++++ Records supplied

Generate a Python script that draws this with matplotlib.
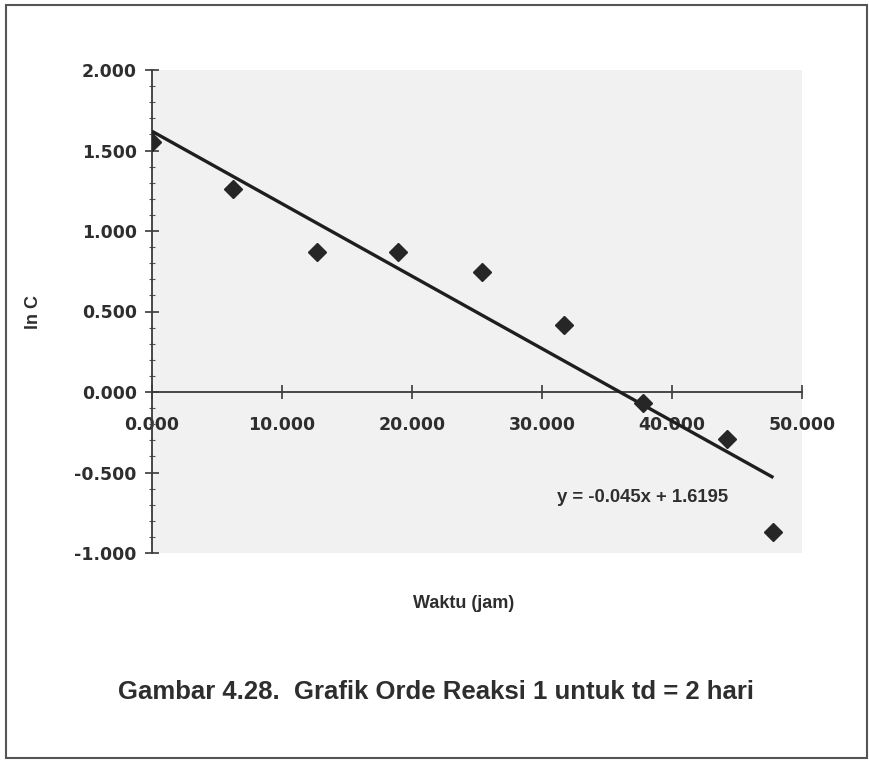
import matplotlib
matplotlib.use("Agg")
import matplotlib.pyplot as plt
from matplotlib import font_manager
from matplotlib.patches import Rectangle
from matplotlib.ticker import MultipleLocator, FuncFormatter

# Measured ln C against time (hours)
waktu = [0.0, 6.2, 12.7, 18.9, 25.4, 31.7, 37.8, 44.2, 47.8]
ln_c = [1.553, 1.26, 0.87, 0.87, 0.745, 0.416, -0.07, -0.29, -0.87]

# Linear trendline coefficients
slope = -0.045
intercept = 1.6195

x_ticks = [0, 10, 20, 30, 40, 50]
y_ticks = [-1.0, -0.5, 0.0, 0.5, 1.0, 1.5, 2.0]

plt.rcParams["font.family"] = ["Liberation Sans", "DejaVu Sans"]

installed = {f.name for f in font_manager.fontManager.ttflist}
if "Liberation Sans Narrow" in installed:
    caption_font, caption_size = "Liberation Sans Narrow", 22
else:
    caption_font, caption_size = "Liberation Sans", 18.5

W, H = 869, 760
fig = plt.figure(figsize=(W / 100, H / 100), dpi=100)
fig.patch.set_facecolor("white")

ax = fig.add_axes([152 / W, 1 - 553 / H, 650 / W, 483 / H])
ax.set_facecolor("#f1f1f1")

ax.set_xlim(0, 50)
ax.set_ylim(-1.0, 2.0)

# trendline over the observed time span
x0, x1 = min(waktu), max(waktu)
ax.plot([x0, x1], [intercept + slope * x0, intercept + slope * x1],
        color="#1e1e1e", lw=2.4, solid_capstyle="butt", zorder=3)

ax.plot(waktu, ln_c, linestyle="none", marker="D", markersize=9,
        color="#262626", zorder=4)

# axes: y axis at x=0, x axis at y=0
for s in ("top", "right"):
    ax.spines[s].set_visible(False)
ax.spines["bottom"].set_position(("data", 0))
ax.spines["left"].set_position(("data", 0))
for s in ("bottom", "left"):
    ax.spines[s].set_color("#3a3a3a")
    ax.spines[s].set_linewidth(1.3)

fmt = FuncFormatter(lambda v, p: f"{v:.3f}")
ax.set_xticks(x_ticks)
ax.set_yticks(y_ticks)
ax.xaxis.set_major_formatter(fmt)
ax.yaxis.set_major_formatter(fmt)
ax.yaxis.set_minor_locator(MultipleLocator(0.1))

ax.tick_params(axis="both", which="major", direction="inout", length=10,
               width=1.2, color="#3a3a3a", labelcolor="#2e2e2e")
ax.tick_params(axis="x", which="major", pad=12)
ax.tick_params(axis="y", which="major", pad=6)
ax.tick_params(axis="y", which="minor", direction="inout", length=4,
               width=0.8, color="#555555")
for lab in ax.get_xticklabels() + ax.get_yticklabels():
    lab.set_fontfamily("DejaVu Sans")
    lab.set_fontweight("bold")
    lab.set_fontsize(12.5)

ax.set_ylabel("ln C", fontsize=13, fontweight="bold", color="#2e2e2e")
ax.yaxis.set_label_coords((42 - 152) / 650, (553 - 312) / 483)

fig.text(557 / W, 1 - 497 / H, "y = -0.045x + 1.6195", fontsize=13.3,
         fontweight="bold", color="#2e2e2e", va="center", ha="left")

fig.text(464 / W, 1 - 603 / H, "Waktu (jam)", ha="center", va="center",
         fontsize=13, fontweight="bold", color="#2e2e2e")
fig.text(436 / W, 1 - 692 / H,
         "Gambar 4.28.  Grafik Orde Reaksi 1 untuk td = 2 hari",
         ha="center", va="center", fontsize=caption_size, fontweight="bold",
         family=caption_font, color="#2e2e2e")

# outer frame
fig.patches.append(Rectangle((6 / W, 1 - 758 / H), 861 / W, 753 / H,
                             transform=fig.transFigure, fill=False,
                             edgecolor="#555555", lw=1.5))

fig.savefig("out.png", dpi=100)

++++++++
++++ Records supplied

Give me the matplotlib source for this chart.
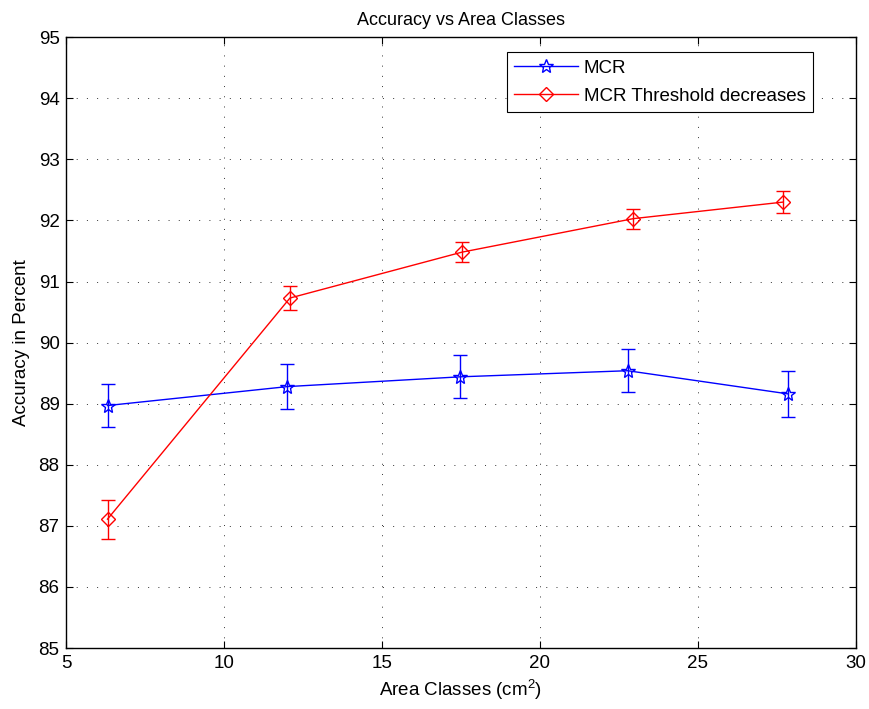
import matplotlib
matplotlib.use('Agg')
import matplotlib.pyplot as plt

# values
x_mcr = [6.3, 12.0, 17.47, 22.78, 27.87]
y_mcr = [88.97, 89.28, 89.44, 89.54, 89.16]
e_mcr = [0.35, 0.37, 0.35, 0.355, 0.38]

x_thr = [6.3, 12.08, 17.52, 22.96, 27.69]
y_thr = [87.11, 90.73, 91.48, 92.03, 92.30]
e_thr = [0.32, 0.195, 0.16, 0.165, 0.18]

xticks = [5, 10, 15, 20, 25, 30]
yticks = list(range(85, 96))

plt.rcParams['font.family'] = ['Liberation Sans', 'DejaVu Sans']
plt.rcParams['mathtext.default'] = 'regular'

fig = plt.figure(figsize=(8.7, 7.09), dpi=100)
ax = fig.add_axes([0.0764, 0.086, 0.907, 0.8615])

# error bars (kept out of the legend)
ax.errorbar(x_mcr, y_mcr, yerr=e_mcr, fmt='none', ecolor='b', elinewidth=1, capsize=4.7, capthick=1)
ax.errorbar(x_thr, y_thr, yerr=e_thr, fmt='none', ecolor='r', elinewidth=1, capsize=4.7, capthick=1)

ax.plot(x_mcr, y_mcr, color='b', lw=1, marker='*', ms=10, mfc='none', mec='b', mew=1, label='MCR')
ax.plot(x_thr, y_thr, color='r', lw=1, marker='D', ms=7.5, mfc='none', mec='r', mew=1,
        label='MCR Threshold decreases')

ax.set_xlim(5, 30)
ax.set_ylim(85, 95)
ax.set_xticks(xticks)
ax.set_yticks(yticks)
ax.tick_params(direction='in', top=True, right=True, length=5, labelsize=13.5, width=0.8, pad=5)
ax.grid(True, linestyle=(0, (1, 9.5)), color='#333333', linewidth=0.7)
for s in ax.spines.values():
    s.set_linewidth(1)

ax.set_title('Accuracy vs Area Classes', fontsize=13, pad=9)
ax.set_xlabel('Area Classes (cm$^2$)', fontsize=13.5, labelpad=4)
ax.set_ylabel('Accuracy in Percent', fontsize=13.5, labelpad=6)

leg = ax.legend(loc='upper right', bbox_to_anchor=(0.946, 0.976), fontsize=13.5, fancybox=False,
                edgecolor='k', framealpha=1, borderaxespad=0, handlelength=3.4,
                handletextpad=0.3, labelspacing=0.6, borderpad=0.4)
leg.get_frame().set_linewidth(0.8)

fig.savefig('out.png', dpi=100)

++++++++

Set down, without pictures, the lines between the line holding "Generate a Python" and the line holding "from matplotlib.ticker import", both inclusive.

● The answer
Generate a Python script that draws this with matplotlib.
import matplotlib
matplotlib.use("Agg")
import matplotlib.pyplot as plt
from matplotlib import font_manager
from matplotlib.patches import Rectangle
from matplotlib.ticker import MultipleLocator, FuncFormatter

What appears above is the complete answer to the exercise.